Pubdate: Wed, 9 Jul 2008
Source: Los Angeles Times (CA)
Page: Front Page, First Column
Copyright: 2008 Los Angeles Times
Contact: http://drugsense.org/url/bc7El3Yo
Website: http://www.latimes.com/news/printedition/front/
Details: http://www.mapinc.org/media/248
Author: Hector Tobar, Los Angeles Times Staff Writer

Column One

MACAWS ABOVE, OUTLAWS BELOW

Drug Traffickers, Illegal Tree Cutters, Migrant Smugglers -- It's the 
Law of the Jungle in Guatemala's Peten.

EL NARANJO, GUATEMALA -- Here in the Wild West of the Central 
American isthmus, tough hombres like "the Bald Guys" make mahogany 
trees disappear in the middle of the night. Here, "cattle ranch" 
cowboys wrangle cocaine that falls from the sky.

This is the Peten, for centuries a thinly populated frontier where 
jaguars ruled an unspoiled natural kingdom and the rainbow-colored 
scarlet macaw flew unmolested over towering Maya temples.

Now the jungle region is a lawless no man's land, prized by smugglers 
for its proximity to the lightly guarded border with Mexico and for 
the swamps and dense forest undergrowth that give them an advantage 
over the ragtag forces of law and order. It's a place where the 
immigration police have no guns, the park rangers have neither radios 
nor automobiles, and the Guatemalan air force can't see or chase the 
"kamikaze" cocaine-smuggling pilots.

Drug trafficking is the most profitable activity here, with the Peten 
serving as a key way station in a vast air-and-land route from 
Colombian coca fields to U.S. consumers.

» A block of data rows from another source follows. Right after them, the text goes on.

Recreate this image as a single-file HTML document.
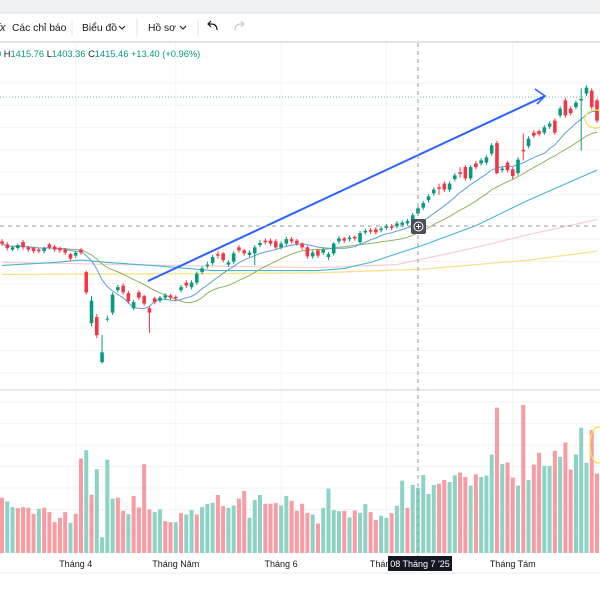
<!DOCTYPE html>
<html><head><meta charset="utf-8"><style>
html,body{margin:0;padding:0;background:#fff;width:600px;height:600px;overflow:hidden}
svg{display:block;font-family:"Liberation Sans","Noto Sans CJK SC",sans-serif}
</style></head><body>
<svg id="chart" width="600" height="600" viewBox="0 0 600 600" xmlns="http://www.w3.org/2000/svg">
  <rect x="0" y="0" width="600" height="600" fill="#fff"/>
  <rect x="0" y="0" width="600" height="13" fill="#eef0f3"/>
  <line x1="0" y1="13" x2="600" y2="13" stroke="#dfe2e8"/>
  <g>
    <text x="-3" y="31" font-size="11" fill="#131722" font-style="italic">fx</text>
    <text x="12" y="31" font-size="10.3" fill="#131722">Các chỉ báo</text>
    <line x1="72" y1="19" x2="72" y2="36" stroke="#e0e3eb"/>
    <text x="82" y="31" font-size="10.3" fill="#131722">Biểu đồ</text>
    <path d="M119 26 l3 3 l3 -3" fill="none" stroke="#131722" stroke-width="1"/>
    <line x1="137" y1="19" x2="137" y2="36" stroke="#e0e3eb"/>
    <text x="148" y="31" font-size="10.3" fill="#131722">Hồ sơ</text>
    <path d="M180 26 l3 3 l3 -3" fill="none" stroke="#131722" stroke-width="1"/>
    <line x1="198" y1="19" x2="198" y2="36" stroke="#e0e3eb"/>
    <path d="M217 30 q0 -6 -6 -6 h-3 m3 -3 l-3 3 l3 3" fill="none" stroke="#131722" stroke-width="1.2"/>
    <path d="M235 30 q0 -6 6 -6 h3 m-3 -3 l3 3 l-3 3" fill="none" stroke="#c8cbd2" stroke-width="1.2"/>
  </g>
  <rect x="0" y="41" width="600" height="2" fill="#e0e3eb"/>
  <g id="grid"></g>
  <line x1="0" y1="390" x2="600" y2="390" stroke="#e6e8ee" stroke-width="2"/>
  <g id="vol"></g>
  <g id="mas"></g>
  <g id="candles"></g>
  <line x1="0" y1="97" x2="600" y2="97" stroke="#089981" stroke-opacity="0.6" stroke-dasharray="1 2"/>
  <g>
    <line x1="148" y1="281" x2="545" y2="96" stroke="#2962ff" stroke-width="2"/>
    <path d="M535 89 L545 96 L537 104" fill="none" stroke="#2962ff" stroke-width="1.6"/>
  </g>
  <ellipse cx="596" cy="119" rx="11" ry="9" fill="none" stroke="#f3e25a" stroke-width="1.4"/>
  <ellipse cx="598" cy="445" rx="8" ry="18" fill="none" stroke="#f3e25a" stroke-width="1.4"/>
  <line x1="418" y1="43" x2="418" y2="556" stroke="#9598a1" stroke-dasharray="4 4"/>
  <line x1="0" y1="226" x2="600" y2="226" stroke="#9598a1" stroke-dasharray="4 4"/>
  <g>
    <rect x="411" y="219" width="15" height="15" rx="2" fill="#4a4e59"/>
    <circle cx="418.5" cy="226.5" r="4.5" fill="none" stroke="#fff" stroke-width="1"/>
    <path d="M416 226.5 h5 M418.5 224 v5" stroke="#fff" stroke-width="1"/>
  </g>
  <text x="-4" y="57" font-size="9.3" fill="#089981"><tspan>0 </tspan><tspan fill="#131722">H</tspan><tspan>1415.76 </tspan><tspan fill="#131722">L</tspan><tspan>1403.36 </tspan><tspan fill="#131722">C</tspan><tspan>1415.46 +13.40 (+0.96%)</tspan></text>
  <line x1="0" y1="573" x2="600" y2="573" stroke="#eceef2"/>
  <g id="xaxis"></g>
  <g>
    <rect x="388" y="556" width="64" height="15" fill="#131722"/>
    <text x="420" y="567" font-size="9" fill="#fff" text-anchor="middle">08 Tháng 7 '25</text>
  </g>
</svg>
<script>
const opens=[1223,1219,1212,1214,1222,1215,1214,1212,1210,1219,1216,1214,1212,1206,1204,1212,1182,1114,1122,1062,1119,1128,1158,1164,1154,1134,1155,1150,1134,1147,1144,1148,1151,1149,1158,1168,1162,1168,1182,1190,1194,1206,1207,1192,1196,1215,1211,1205,1207,1218,1224,1224,1223,1215,1220,1226,1224,1220,1215,1203,1211,1208,1202,1207,1223,1227,1226,1229,1222,1235,1238,1239,1238,1241,1243,1243,1245,1247,1251,1260,1268,1278,1287,1295,1300,1292,1306,1315,1322,1307,1327,1327,1328,1340,1354,1318,1328,1319,1314,1345,1350,1368,1370,1368,1376,1384,1391,1411,1400,1402,1411,1420,1424,1411];
const closes=[1220,1214,1215,1218,1215,1212,1210,1210,1214,1215,1212,1211,1208,1200,1208,1208,1155,1144,1098,1075,1120,1152,1162,1155,1143,1142,1148,1140,1128,1142,1148,1151,1148,1147,1162,1164,1168,1180,1187,1192,1202,1204,1198,1195,1207,1211,1207,1208,1215,1221,1222,1220,1215,1220,1226,1223,1220,1215,1203,1208,1204,1212,1206,1220,1227,1224,1228,1227,1234,1237,1236,1235,1240,1243,1241,1247,1248,1250,1258,1267,1274,1283,1292,1293,1292,1300,1311,1313,1307,1322,1322,1331,1335,1351,1314,1320,1318,1310,1332,1343,1360,1364,1366,1375,1380,1368,1400,1391,1394,1408,1413,1428,1402,1384];
const highs=[1226,1222,1217,1220,1225,1217,1216,1214,1216,1221,1218,1216,1214,1208,1210,1214,1184,1150,1126,1098,1124,1155,1165,1167,1157,1145,1158,1152,1136,1149,1150,1154,1153,1151,1165,1171,1171,1183,1190,1196,1205,1210,1209,1198,1210,1218,1213,1211,1218,1225,1227,1227,1226,1223,1229,1229,1226,1222,1217,1211,1213,1215,1209,1222,1230,1229,1231,1231,1237,1240,1241,1242,1243,1246,1246,1250,1251,1253,1261,1270,1277,1286,1295,1300,1303,1303,1314,1322,1325,1325,1330,1334,1338,1354,1357,1323,1330,1322,1335,1367,1363,1371,1372,1378,1383,1387,1403,1414,1403,1411,1427,1431,1427,1414];
const lows=[1217,1211,1210,1212,1212,1209,1207,1207,1207,1212,1209,1208,1205,1197,1201,1205,1152,1110,1094,1060,1116,1125,1155,1152,1140,1131,1145,1137,1101,1139,1141,1145,1145,1144,1155,1161,1159,1165,1179,1187,1191,1200,1195,1189,1193,1208,1204,1202,1191,1215,1219,1217,1212,1212,1217,1220,1217,1212,1200,1200,1201,1205,1198,1204,1220,1221,1223,1224,1219,1232,1233,1232,1235,1238,1238,1240,1242,1244,1248,1257,1265,1275,1284,1285,1289,1289,1303,1308,1304,1304,1319,1324,1325,1337,1312,1315,1315,1306,1311,1331,1347,1361,1363,1365,1373,1365,1388,1388,1391,1399,1344,1417,1399,1381];
const volumes=[165,154,137,134,137,135,117,132,135,122,92,105,122,90,117,282,307,174,250,47,279,162,165,126,116,170,136,265,130,122,130,95,92,92,119,115,128,115,137,146,150,173,140,135,142,162,185,105,158,173,147,147,149,142,170,156,126,147,119,115,88,134,192,128,125,126,106,127,120,146,122,99,111,105,119,141,216,135,203,195,233,176,203,207,218,212,232,240,227,201,235,227,231,294,434,266,270,225,201,442,218,264,299,260,260,305,287,330,249,294,374,269,367,237];
const volUp=[0,1,1,0,0,0,0,1,0,0,0,0,0,1,0,0,1,0,1,1,1,1,0,0,1,0,0,0,0,1,1,0,0,1,0,1,1,0,1,1,1,0,0,1,1,0,0,1,1,1,0,0,0,1,1,0,0,0,0,1,0,1,1,1,1,0,1,0,1,1,0,0,1,1,0,1,1,0,1,1,1,1,1,0,0,1,1,0,0,1,0,1,1,1,0,1,0,0,1,0,1,0,0,1,1,0,1,0,0,1,1,1,0,0];
const ma50Idx=[0,10,15,20,30,40,50,60,65,70,80,90,100,113];
const ma50Val=[1191,1195,1198,1195,1190,1184,1184,1184,1187,1195,1218,1244,1278,1318];
const ma100Idx=[0,40,60,75,90,100,113];
const ma100Val=[1195,1190,1188,1192,1215,1232,1252];
const ma200Idx=[0,40,60,80,100,113];
const ma200Val=[1179,1180,1181,1186,1198,1210];
const monthLabels=["Tháng 4","Tháng Năm","Tháng 6","Tháng 7","Tháng Tám"];
const monthIdx=[14,33,53,73,97];

const NS="http://www.w3.org/2000/svg";
const N=closes.length;
const step=(597-2)/(N-1);
function xS(i){return 2+i*step;}
function yS(p){return 97+(1415.5-p)*0.75;}
function vS(v){return 553-v*0.335;}
function mk(tag,attrs,parent){const e=document.createElementNS(NS,tag);for(const k in attrs)e.setAttribute(k,attrs[k]);parent.appendChild(e);return e;}

const grid=document.getElementById('grid');
for(let y=83;y<385;y+=22.3){const l=mk('line',{x1:0,x2:600,y1:y,y2:y,stroke:'#f2f3f6'},grid);

}
for(let y=402;y<552;y+=21.5){const l=mk('line',{x1:0,x2:600,y1:y,y2:y,stroke:'#f2f3f6'},grid);

}
monthIdx.forEach(i=>{const l=mk('line',{x1:xS(i),x2:xS(i),y1:43,y2:556,stroke:'#f2f3f6'},grid);

});

const vol=document.getElementById('vol');
volumes.forEach((v,i)=>{const r=mk('rect',{x:xS(i)-2,y:vS(v),width:4,height:553-vS(v),fill:volUp[i]?'#8cd2c5':'#f89ba2'},vol);

});

const mas=document.getElementById('mas');
function line(pts,color,name,w){const p=mk('polyline',{points:pts.map(q=>q[0].toFixed(1)+','+q[1].toFixed(1)).join(' '),fill:'none',stroke:color,'stroke-width':w||1},mas);

}
function smaPts(n){const pts=[];for(let i=0;i<N;i++){const s=Math.max(0,i-n+1);let t=0;for(let j=s;j<=i;j++)t+=closes[j];pts.push([xS(i),yS(t/(i-s+1))]);}return pts;}
line(ma200Idx.map((k,j)=>[xS(k),yS(ma200Val[j])]),'#f7e28c','ma200-line',1.3);
line(ma100Idx.map((k,j)=>[xS(k),yS(ma100Val[j])]),'#f5cdd2','ma100-line',1.2);
line(ma50Idx.map((k,j)=>[xS(k),yS(ma50Val[j])]),'#45b6d0','ma50-line',1.1);
line(smaPts(20),'#8db55a','ma20-line',1);
line(smaPts(10),'#5a9fd8','ma10-line',1);

const cg=document.getElementById('candles');
for(let i=0;i<N;i++){
  const up=closes[i]>=opens[i];const c=up?'#089981':'#f23645';const x=xS(i);
  const g=mk('g',{},cg);
  
  
  mk('line',{x1:x,x2:x,y1:yS(highs[i]),y2:yS(lows[i]),stroke:c,'stroke-width':1},g);
  const t=yS(Math.max(opens[i],closes[i])),b=yS(Math.min(opens[i],closes[i]));
  mk('rect',{x:x-1.8,y:t,width:3.6,height:Math.max(1,b-t),fill:c},g);
}

const xa=document.getElementById('xaxis');
monthLabels.forEach((m,j)=>{const t=mk('text',{x:xS(monthIdx[j]),y:567,'font-size':9,fill:'#131722','text-anchor':'middle'},xa);t.textContent=m;

});
</script>
</body></html>
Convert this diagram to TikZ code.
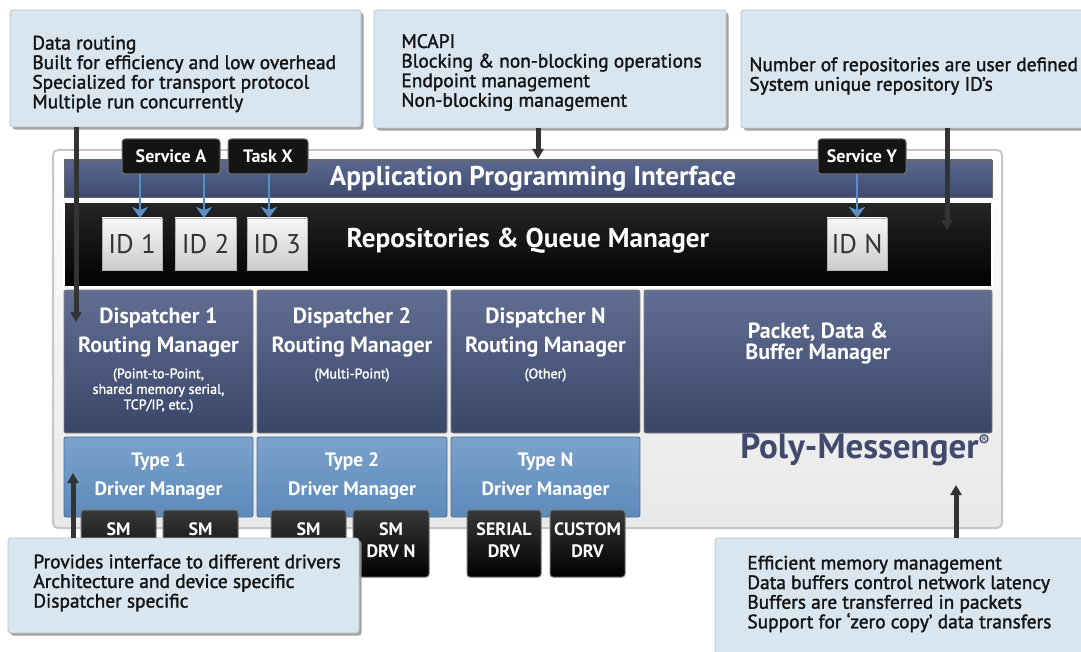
\documentclass[tikz,border=0pt]{standalone}
\usepackage{fontspec}
\setmainfont{PT Sans}
\newfontfamily\semibfont[FakeBold=1.6]{PT Sans}
\usetikzlibrary{fit,arrows.meta,shadows}
\definecolor{calloutfill}{HTML}{D9E6EF}
\definecolor{calloutedge}{HTML}{B8C4CC}
\definecolor{connc}{HTML}{333333}
\definecolor{apitop}{HTML}{5A6890}
\definecolor{apibot}{HTML}{3E4A70}
\definecolor{disptop}{HTML}{616E92}
\definecolor{dispbot}{HTML}{3A4668}
\definecolor{drvtop}{HTML}{7AA2CC}
\definecolor{drvbot}{HTML}{5E8ABA}
\definecolor{arrowblue}{HTML}{5B8EC4}
\definecolor{polyc}{HTML}{3F4A6C}
\definecolor{frameedge}{HTML}{C6C6C6}
\tikzset{
  bx/.style={inner sep=0pt, outer sep=0pt},
  callout/.style={bx, fill=calloutfill, draw=calloutedge, line width=0.4pt, rounded corners=1.5pt,
     drop shadow={shadow xshift=1.3pt, shadow yshift=-1.3pt, fill=black!40, opacity=0.9}},
  calltext/.style={anchor=west, align=left, inner sep=0pt, font=\semibfont\fontsize{9.7}{9.8}\selectfont, text=black!92},
  frame/.style={bx, draw=frameedge, line width=1pt, rounded corners=2.5pt, top color=white, bottom color=black!9},
  apibar/.style={bx, draw=black!60, line width=0.4pt, top color=apitop, bottom color=apibot},
  repobar/.style={bx, draw=white, line width=0.6pt, top color=black!85, bottom color=black},
  idbox/.style={bx, draw=black!30, line width=0.3pt, top color=black!3, bottom color=black!20},
  idtext/.style={inner sep=0pt, font=\fontsize{13.5}{13.5}\selectfont, text=black!80},
  svc/.style={bx, draw=black!55, line width=0.5pt, rounded corners=1.5pt, fill=black!92},
  svctext/.style={inner sep=0pt, text=white, font=\bfseries\fontsize{9}{9}\selectfont},
  disp/.style={bx, draw=black!50, line width=0.4pt, rounded corners=1pt, top color=disptop, bottom color=dispbot},
  drvm/.style={bx, draw=drvbot!80!black, line width=0.4pt, rounded corners=1pt, top color=drvtop, bottom color=drvbot},
  smbox/.style={bx, draw=black!55, line width=0.5pt, rounded corners=1.5pt, top color=black!78, bottom color=black},
  smtext/.style={inner sep=0pt, text=white, align=center, font=\bfseries\fontsize{9}{11}\selectfont},
  wtitle/.style={inner sep=0pt, text=white, font=\bfseries\fontsize{11}{10.5}\selectfont, align=center},
  wsmall/.style={inner sep=0pt, text=white, font=\semibfont\fontsize{7}{7.75}\selectfont, align=center},
  wtype/.style={inner sep=0pt, text=white, font=\bfseries\fontsize{9.7}{9.7}\selectfont},
  bigwhite/.style={inner sep=0pt, text=white, font=\bfseries\fontsize{13.6}{13.6}\selectfont},
  conn/.style={draw=connc, line width=2.5pt, -{Triangle[width=5.5pt,length=5pt]}},
  bluearr/.style={draw=arrowblue, line width=1.2pt, -{Stealth[width=8pt,length=5.5pt,inset=1.5pt]}}
}
\begin{document}
\begin{tikzpicture}[x=0.5pt,y=-0.5pt]
\useasboundingbox (0,0) rectangle (1081,652);
% main frame
\node[frame, fit={(53,150) (1002,528)}] (frame) {};
\node[apibar, fit={(64,160) (992,197)}] (api) {};
\node[bigwhite] (apit) at (533,179) {Application Programming Interface};
\node[repobar, fit={(64,202) (992,287)}] (repo) {};
\node[bigwhite] (repot) at (528,241) {Repositories \& Queue Manager};
% IDs
\node[idbox, fit={(102,218) (162,270)}] (id1) {};
\node[idtext] (id1t) at (id1.center) {ID 1};
\node[idbox, fit={(175,218) (236,270)}] (id2) {};
\node[idtext] (id2t) at (id2.center) {ID 2};
\node[idbox, fit={(247,218) (307,270)}] (id3) {};
\node[idtext] (id3t) at (id3.center) {ID 3};
\node[idbox, fit={(827,218) (887,270)}] (idn) {};
\node[idtext] (idnt) at (idn.center) {ID N};
% services
\node[svc, fit={(122,139) (220,174)}] (sa) {};
\node[svctext] (sat) at (sa.center) {Service A};
\node[svc, fit={(228,139) (308,174)}] (tx) {};
\node[svctext] (txt) at (tx.center) {Task X};
\node[svc, fit={(818,139) (906,174)}] (sy) {};
\node[svctext] (syt) at (sy.center) {Service Y};
\draw[bluearr] (sa.south -| 140,0) -- (id1.north -| 140,0);
\draw[bluearr] (sa.south -| 204,0) -- (id2.north -| 204,0);
\draw[bluearr] (tx.south -| 269,0) -- (id3.north -| 269,0);
\draw[bluearr] (sy.south -| 857,0) -- (idn.north -| 857,0);
% dispatchers
\node[disp, fit={(64,290) (253,433)}] (d1) {};
\node[disp, fit={(257,290) (447,433)}] (d2) {};
\node[disp, fit={(451,290) (640,433)}] (dn) {};
\node[disp, fit={(644,290) (992,433)}] (pk) {};
\node[wtitle] (d1a) at (158.5,318) {Dispatcher 1};
\node[wtitle] (d1b) at (158.5,347) {Routing Manager};
\node[wsmall, anchor=north] (d1c) at (158.5,368) {(Point-to-Point,\\shared memory serial,\\TCP/IP, etc.)};
\node[wtitle] (d2a) at (352,318) {Dispatcher 2};
\node[wtitle] (d2b) at (352,347) {Routing Manager};
\node[wsmall] (d2c) at (352,375) {(Multi-Point)};
\node[wtitle] (dna) at (545.5,318) {Dispatcher N};
\node[wtitle] (dnb) at (545.5,347) {Routing Manager};
\node[wsmall] (dnc) at (545.5,375) {(Other)};
\node[wtitle] (pkt) at (818,343) {Packet, Data \&\\Buffer Manager};
% driver managers
\node[drvm, fit={(64,437) (253,517)}] (t1) {};
\node[drvm, fit={(257,437) (447,517)}] (t2) {};
\node[drvm, fit={(451,437) (640,517)}] (tn) {};
\node[wtype] (t1a) at (158.5,462) {Type 1};
\node[wtype] (t1b) at (158.5,491) {Driver Manager};
\node[wtype] (t2a) at (352,462) {Type 2};
\node[wtype] (t2b) at (352,491) {Driver Manager};
\node[wtype] (tna) at (545.5,462) {Type N};
\node[wtype] (tnb) at (545.5,491) {Driver Manager};
% SM / DRV boxes
\node[smbox, fit={(81,510) (156,577)}] (sm1) {};
\node[smtext] (sm1t) at (118.5,529) {SM};
\node[smbox, fit={(163,510) (238,577)}] (sm2) {};
\node[smtext] (sm2t) at (200.5,529) {SM};
\node[smbox, fit={(271,510) (346,577)}] (sm3) {};
\node[smtext] (sm3t) at (308.5,529) {SM};
\node[smbox, fit={(353,510) (429,577)}] (sm4) {};
\node[smtext] (sm4t) at (391,540) {SM\\DRV N};
\node[smbox, fit={(467,510) (541,577)}] (ser) {};
\node[smtext] (sert) at (504,540) {SERIAL\\DRV};
\node[smbox, fit={(550,510) (625,577)}] (cus) {};
\node[smtext] (cust) at (587.5,540) {CUSTOM\\DRV};
% logo
\node[inner sep=0pt, text=polyc, font=\bfseries\fontsize{17.5}{17.5}\selectfont] (poly) at (865,450) {Poly-Messenger\raisebox{0.7ex}{\fontsize{8}{8}\selectfont ®}};
% callouts
\node[callout, fit={(10,10) (361,127)}] (tl) {};
\node[calltext] (tlt) at (32,74) {Data routing\\Built for efficiency and low overhead\\Specialized for transport protocol\\Multiple run concurrently};
\node[callout, fit={(374,10) (726,128)}] (tm) {};
\node[calltext] (tmt) at (401,72.5) {MCAPI\\Blocking \& non-blocking operations\\Endpoint management\\Non-blocking management};
\node[callout, fit={(741,10) (1095,128)}] (tr) {};
\node[calltext] (trt) at (749,76) {Number of repositories are user defined\\System unique repository ID’s};
\node[callout, fit={(8,538) (359,633)}] (bl) {};
\node[calltext] (blt) at (33,583) {Provides interface to different drivers\\Architecture and device specific\\Dispatcher specific};
\node[callout, fit={(715,538) (1095,665)}] (br) {};
\node[calltext] (brt) at (747,594) {Efficient memory management\\Data buffers control network latency\\Buffers are transferred in packets\\Support for ‘zero copy’ data transfers};
% connectors
\coordinate (c1) at (76,322);
\coordinate (c2) at (538,159);
\coordinate (c3) at (947,230);
\coordinate (c4) at (73,473);
\coordinate (c5) at (956,485);
\draw[conn] (tl.south -| c1) -- (c1);
\draw[conn] (tm.south -| c2) -- (c2);
\draw[conn] (tr.south -| c3) -- (c3);
\draw[conn] (bl.north -| c4) -- (c4);
\draw[conn] (br.north -| c5) -- (c5);
\end{tikzpicture}
\end{document}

But many other illicit 
enterprises thrive too.

A recent journey to the Peten involved encounters with good guys and 
bad, including an undercover army colonel on a motorcycle and a 
happy-go-lucky migrant smuggler who feared no one.

Every working day, young boatman Juan Izquierdo ferries small groups 
of illegal immigrants into Mexico along the San Pedro River, one of 
several busy smuggling routes along the Mexico-Guatemala frontier.

Izquierdo helps his passengers avoid a nearby Mexican border post, 
their first serious obstacle on the long journey from Honduras, El 
Salvador and other Central American countries to the United States.

He charges them about $5 each, though for some reason a tourist like 
me must pay eight times as much for a round trip.

"Couldn't this get you in trouble?" I ask Izquierdo.

"No, nothing ever happens," he says with a slightly perplexed look 
that suggests no one has asked him that question before.

Izquierdo, in fact, has little to fear. The officers staffing the 
nearest Guatemalan immigration office, in the river port of El 
Naranjo, have no guns, no boats and just one vehicle. The post 
consists of a teetering shack overlooking the river.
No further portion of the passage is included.